When I was a child my family would
sit around the table after our Thanksgiving meal and hand out five toothpicks for each member of the family. Each of us would then go around the table and
name out five things that we were thankful for in our lives and each time that
we would name out something, we would have to set down a toothpick. After this traditional
ritual was finished, we would clean up our dinner plates and spend the rest of
the day enjoying each other’s company. Our hearts would be filled with
thankfulness not just for our lives, but because we had each other.
Alas, time marches on. I grew up
and moved out of my family’s house, and I discovered the incredible deals that
happened on “Black Friday.” Because I didn’t have a lot of money, I would save
up for months, scraping together whatever I could spare. My new Thanksgiving
ritual would be after almost enjoying a celebratory Thanksgiving frozen pizza,
I would rise early the next morning and go Christmas shopping for my family so
that I could afford gifts that year. No matter how poor I was, I still always
found a way to get my family Christmas gifts.

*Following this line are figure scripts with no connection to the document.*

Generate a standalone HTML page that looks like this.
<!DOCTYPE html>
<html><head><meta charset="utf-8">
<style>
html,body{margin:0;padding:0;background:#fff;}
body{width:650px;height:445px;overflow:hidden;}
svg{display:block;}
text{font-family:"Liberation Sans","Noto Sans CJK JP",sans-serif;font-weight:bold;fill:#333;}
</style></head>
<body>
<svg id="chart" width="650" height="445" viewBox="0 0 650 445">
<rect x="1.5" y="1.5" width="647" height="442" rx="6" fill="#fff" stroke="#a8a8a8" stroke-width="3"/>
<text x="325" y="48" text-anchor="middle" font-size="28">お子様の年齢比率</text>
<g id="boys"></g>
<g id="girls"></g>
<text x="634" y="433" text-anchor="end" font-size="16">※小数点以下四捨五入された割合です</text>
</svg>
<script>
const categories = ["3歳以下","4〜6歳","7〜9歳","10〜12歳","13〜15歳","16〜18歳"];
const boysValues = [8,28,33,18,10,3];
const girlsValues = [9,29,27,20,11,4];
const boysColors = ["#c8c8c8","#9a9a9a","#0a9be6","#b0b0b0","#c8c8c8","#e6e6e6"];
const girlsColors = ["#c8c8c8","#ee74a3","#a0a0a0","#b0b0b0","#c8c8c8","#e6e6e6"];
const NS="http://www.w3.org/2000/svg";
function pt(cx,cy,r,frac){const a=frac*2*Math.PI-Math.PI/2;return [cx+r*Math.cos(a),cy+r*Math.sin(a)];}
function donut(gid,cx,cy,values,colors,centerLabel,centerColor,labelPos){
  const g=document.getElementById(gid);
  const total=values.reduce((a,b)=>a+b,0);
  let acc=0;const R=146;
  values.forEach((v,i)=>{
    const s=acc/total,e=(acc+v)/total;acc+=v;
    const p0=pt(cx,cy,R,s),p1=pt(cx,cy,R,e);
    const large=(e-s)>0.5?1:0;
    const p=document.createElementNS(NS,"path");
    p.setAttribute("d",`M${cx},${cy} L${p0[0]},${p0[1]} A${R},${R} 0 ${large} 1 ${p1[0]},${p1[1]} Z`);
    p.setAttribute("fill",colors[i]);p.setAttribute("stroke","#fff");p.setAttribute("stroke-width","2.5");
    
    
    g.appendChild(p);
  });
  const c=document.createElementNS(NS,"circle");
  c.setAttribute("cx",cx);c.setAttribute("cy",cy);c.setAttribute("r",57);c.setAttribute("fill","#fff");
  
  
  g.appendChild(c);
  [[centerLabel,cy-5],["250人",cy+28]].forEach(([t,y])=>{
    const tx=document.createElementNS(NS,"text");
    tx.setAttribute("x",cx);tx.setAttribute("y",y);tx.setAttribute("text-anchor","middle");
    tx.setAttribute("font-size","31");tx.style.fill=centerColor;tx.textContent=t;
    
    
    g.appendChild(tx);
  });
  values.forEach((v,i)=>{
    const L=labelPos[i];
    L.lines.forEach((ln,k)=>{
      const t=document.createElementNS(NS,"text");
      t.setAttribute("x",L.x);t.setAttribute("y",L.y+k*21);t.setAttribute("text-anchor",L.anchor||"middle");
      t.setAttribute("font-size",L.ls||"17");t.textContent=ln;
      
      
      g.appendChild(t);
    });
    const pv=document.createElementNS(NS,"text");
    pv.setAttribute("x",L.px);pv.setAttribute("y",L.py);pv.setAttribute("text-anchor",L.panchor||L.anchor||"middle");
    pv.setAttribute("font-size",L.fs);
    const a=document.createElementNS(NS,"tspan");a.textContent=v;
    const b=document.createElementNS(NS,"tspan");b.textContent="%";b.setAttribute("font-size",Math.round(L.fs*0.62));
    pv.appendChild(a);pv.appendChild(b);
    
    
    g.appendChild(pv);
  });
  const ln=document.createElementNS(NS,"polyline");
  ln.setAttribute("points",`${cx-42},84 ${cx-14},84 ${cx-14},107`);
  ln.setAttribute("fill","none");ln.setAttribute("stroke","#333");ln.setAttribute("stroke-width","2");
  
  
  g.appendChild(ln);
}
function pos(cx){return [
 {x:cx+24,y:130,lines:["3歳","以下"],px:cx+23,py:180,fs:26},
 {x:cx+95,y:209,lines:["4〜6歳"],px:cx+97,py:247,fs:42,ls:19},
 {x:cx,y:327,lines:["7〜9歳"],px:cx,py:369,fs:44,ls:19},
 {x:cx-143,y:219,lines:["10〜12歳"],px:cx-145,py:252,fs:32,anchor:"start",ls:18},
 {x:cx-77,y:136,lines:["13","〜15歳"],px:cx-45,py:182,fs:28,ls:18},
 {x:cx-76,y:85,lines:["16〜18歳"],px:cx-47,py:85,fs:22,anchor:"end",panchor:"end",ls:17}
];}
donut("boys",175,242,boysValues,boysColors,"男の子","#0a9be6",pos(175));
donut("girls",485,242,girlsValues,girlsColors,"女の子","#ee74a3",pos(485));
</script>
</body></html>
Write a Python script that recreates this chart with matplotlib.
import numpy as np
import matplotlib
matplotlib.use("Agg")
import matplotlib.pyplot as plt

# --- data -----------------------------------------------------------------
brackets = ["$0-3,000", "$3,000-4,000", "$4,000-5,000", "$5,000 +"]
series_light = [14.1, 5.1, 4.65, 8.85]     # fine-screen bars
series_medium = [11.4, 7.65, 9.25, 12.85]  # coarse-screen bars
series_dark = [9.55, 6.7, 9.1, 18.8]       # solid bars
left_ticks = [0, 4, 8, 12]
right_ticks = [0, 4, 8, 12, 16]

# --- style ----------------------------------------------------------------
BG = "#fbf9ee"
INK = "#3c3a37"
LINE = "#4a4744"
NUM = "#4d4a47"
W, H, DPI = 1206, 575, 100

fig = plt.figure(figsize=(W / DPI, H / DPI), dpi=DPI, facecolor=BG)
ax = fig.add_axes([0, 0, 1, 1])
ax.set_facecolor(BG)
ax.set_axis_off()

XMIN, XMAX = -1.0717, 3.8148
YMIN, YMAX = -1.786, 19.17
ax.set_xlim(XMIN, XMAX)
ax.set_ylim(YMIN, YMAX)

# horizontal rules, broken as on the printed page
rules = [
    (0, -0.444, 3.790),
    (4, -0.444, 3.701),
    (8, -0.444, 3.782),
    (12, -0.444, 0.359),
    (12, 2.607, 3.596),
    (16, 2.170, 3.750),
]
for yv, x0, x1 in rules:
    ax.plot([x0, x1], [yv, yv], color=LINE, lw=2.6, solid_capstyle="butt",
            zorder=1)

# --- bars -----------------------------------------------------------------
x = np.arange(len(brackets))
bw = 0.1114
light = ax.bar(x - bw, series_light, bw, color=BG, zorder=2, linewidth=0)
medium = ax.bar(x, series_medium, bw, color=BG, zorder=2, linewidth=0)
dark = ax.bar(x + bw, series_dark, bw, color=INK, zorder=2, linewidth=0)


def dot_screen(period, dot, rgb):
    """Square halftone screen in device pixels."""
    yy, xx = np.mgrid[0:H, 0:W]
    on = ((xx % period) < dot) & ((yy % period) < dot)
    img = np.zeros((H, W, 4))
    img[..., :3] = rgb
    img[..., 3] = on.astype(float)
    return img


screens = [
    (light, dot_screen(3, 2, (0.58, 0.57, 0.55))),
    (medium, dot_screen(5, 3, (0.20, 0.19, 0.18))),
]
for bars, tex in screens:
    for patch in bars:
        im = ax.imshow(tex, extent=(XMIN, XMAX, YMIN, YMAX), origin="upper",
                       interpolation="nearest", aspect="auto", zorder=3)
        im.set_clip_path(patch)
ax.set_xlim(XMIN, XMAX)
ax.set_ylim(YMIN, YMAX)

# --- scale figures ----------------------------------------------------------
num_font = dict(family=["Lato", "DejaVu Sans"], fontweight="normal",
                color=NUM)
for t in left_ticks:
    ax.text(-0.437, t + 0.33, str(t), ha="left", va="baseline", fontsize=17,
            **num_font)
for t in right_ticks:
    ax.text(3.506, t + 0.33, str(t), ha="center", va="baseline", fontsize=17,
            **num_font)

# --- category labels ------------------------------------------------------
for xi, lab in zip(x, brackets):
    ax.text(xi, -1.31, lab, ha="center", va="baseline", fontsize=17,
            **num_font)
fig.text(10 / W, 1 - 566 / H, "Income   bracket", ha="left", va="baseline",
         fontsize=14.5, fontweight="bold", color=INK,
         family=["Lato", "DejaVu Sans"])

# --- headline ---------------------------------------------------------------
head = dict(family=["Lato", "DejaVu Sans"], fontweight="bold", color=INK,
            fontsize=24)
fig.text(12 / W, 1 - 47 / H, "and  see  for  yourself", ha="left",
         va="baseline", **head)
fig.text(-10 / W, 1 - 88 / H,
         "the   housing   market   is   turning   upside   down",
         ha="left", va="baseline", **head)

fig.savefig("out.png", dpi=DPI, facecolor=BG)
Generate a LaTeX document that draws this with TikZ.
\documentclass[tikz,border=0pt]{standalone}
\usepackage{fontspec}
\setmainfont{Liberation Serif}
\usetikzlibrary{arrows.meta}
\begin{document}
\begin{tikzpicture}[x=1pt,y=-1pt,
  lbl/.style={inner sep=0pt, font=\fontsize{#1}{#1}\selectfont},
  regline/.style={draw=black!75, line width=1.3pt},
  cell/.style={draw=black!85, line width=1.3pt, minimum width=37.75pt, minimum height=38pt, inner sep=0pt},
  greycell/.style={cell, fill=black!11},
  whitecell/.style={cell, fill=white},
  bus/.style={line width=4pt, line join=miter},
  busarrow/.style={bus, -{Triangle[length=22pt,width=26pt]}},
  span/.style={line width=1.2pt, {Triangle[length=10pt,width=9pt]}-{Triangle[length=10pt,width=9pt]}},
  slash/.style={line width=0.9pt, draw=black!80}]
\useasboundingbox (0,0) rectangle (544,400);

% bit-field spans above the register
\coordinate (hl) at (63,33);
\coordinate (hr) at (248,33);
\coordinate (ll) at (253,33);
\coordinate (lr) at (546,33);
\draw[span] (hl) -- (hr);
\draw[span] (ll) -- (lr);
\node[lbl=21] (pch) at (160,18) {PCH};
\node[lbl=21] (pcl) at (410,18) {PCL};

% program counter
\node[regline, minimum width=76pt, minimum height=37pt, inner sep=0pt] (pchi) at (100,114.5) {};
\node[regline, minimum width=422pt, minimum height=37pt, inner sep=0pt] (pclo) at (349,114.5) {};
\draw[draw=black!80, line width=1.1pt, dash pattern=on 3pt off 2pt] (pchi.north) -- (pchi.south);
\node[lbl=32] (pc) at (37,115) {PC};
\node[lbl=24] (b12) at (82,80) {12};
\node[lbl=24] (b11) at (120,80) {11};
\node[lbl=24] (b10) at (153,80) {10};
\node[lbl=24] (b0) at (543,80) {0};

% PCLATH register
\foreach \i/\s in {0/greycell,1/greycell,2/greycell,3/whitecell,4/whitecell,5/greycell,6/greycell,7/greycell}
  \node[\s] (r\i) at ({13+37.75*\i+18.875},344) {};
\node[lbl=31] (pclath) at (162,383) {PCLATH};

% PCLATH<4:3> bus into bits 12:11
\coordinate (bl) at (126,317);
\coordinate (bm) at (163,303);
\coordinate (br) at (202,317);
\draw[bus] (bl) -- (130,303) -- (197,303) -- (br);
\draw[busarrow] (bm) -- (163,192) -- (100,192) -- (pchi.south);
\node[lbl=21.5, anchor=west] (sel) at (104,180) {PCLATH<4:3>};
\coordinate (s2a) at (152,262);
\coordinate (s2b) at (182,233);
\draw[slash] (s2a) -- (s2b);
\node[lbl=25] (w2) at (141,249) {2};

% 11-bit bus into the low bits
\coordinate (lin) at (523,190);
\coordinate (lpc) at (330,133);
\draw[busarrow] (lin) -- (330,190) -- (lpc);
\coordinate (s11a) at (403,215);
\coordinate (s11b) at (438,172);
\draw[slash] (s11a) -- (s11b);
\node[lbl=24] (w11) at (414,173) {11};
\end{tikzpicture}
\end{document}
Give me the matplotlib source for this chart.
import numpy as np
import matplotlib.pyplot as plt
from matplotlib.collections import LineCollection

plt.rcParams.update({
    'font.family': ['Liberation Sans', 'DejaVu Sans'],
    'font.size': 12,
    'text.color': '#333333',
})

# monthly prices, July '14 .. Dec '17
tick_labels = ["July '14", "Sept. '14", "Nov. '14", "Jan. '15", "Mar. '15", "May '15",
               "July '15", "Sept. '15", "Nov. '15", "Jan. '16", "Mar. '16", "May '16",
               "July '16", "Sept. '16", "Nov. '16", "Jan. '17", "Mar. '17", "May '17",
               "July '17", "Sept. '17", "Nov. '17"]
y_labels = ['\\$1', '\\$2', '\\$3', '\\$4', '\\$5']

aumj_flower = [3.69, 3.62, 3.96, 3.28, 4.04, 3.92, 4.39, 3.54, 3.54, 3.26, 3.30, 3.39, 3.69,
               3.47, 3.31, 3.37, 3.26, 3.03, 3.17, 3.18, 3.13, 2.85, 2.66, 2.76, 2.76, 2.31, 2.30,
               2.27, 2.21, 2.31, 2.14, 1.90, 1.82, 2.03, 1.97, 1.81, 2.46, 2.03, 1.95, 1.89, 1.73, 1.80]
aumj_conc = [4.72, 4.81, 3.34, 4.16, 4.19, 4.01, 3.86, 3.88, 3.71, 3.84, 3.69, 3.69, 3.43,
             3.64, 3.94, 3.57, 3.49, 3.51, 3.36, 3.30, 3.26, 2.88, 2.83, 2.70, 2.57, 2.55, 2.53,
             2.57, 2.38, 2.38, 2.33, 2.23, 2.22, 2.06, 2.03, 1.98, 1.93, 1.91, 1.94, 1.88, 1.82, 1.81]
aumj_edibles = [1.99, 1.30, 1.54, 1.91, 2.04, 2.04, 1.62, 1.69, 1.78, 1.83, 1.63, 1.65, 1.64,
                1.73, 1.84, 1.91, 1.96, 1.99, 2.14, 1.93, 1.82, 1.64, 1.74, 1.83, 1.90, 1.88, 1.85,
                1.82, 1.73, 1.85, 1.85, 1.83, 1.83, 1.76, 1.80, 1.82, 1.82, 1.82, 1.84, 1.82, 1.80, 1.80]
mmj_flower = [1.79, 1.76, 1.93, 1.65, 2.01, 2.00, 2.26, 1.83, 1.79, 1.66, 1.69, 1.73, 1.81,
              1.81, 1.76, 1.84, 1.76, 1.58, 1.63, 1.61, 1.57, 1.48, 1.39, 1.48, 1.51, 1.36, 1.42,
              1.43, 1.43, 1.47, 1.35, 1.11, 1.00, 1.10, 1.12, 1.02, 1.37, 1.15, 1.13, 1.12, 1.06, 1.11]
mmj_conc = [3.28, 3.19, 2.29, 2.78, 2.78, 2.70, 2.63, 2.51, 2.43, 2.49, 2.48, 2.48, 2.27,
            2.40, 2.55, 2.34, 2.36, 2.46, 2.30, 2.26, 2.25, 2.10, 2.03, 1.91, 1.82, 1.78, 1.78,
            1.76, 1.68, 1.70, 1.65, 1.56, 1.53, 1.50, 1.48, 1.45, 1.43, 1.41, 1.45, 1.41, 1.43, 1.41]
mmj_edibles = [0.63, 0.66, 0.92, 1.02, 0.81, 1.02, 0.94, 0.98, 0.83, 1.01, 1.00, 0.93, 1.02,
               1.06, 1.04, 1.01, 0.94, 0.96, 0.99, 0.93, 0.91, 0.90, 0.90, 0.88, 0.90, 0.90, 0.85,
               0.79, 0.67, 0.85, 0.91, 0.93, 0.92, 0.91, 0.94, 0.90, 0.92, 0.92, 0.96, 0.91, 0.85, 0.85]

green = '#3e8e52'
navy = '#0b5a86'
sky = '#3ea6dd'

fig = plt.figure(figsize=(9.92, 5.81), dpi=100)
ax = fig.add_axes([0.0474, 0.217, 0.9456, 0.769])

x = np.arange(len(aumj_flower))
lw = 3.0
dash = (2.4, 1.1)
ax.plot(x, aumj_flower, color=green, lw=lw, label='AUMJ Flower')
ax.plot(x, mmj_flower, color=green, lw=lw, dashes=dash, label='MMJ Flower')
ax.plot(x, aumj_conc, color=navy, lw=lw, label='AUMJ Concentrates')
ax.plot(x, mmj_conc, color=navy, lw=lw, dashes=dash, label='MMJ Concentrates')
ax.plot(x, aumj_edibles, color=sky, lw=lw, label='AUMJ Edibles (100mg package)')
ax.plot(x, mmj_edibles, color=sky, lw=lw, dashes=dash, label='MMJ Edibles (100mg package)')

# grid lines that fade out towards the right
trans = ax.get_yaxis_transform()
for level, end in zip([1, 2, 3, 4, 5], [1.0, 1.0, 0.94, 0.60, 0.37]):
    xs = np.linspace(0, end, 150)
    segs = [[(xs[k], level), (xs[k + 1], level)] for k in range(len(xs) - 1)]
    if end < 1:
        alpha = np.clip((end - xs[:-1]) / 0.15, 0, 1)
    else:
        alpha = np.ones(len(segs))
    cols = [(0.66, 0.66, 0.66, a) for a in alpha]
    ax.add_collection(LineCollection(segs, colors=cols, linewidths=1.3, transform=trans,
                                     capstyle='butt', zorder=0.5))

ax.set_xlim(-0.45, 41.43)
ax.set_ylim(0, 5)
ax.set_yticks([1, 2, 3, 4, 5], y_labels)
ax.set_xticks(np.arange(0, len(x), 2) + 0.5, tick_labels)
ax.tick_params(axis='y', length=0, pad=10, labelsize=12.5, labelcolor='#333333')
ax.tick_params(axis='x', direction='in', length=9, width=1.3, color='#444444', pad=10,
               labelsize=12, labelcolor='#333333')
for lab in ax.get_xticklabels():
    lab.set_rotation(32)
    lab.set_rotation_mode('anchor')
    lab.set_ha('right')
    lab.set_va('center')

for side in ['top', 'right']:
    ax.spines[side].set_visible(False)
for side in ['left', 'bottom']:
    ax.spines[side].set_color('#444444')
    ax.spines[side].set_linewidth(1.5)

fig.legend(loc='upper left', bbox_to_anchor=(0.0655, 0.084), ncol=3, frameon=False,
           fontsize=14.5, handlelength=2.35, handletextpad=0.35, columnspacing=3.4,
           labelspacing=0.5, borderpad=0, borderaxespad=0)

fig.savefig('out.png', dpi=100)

This year, after volunteering for
kitchen duty to help feed the homeless, I decided to make my way down to New
Jersey so that I could see my sister and go shopping when the sales began. Unlike
all of the other years where I would be excited as I headed out to enjoy some
Black Friday shopping, this year was different. I guess you could say that I
changed.
Instead of looking at all of the
stuff that I could buy, I looked at the shoppers waiting outside in long lines anxious
and restless for stores to open. With excited anticipation, they spoke to one
another about everything they planned on buying for themselves. Not once did I
hear anyone mention doing any charitable act for a child who won’t get gifts
this year. They spoke about these items, these “things” as if they needed them
to survive, looking nervously at the people standing in front of them in the
line, while openly expressing the hope that the store won’t run out of stock
before they can get their new “toy.”
It occurred to me then that
Thanksgiving is no longer a holiday to remember how grateful we are for what we
have in our life. Instead it has become
a holiday preying upon peoples’ wallets and fears. We are drawn in by a few
“deals” and creeping a head start earlier and earlier every year in fear that
the next shopper will get a deal that we will miss out. We are already a society
where our insecurities are manipulated so that we crave what we don’t have. We
are made to feel “less than” because our smart phone isn’t the latest model,
that our television isn’t the biggest yet as thin as a playing card or that our
kids aren’t wearing the overpriced sneaker of the athlete of the week. Now on
the Thanksgiving Day, the one day in the year specifically set aside where we
are supposed to be thankful, we now fill it with fear, avarice and even
violence. This herd mentality of fear and acquisitiveness is so great that even
lives are lost from people being trampled and crushed as the doors of retails
open, and for what? To find that item that you have been wanting for half price
and you could have bought yesterday and will likely be able to buy again after
Christmas? A human life is worth that?
While children are going hungry in
the world, we live in a society that has taken the one day a year to be
grateful for what we have been extremely fortunate to be given and corrupted it
with materialism and greed. We have become prisoners to “want”, always wishing
for what we don’t have and when we finally get it, we forget it in the haze of
memory and desire something else.
I think we as a society should take
a step back and evaluate our how we live our own lives. We have so much to be
thankful for and we don’t need the newest cell phone or biggest T.V. Instead of
wasting our money on an item that will collect dust in six months, why not use
some of that extra money to buy a homeless person a meal or buy a family in
need some food? There are so many good things that we can do with our lives. Carelessly spending, constantly wanting more,
materialistic and beyond, isn’t living a life of gratitude but instead is
living a life of greed. Be thankful for what the universe has set in front of
you. Stop looking at what you don’t have and start seeing what you do have.
Once you do that, you will be surprised at how abundant your life actually is.
If you live in the United States, I guarantee you your life is better than
most. Take a moment, reflect and be thankful.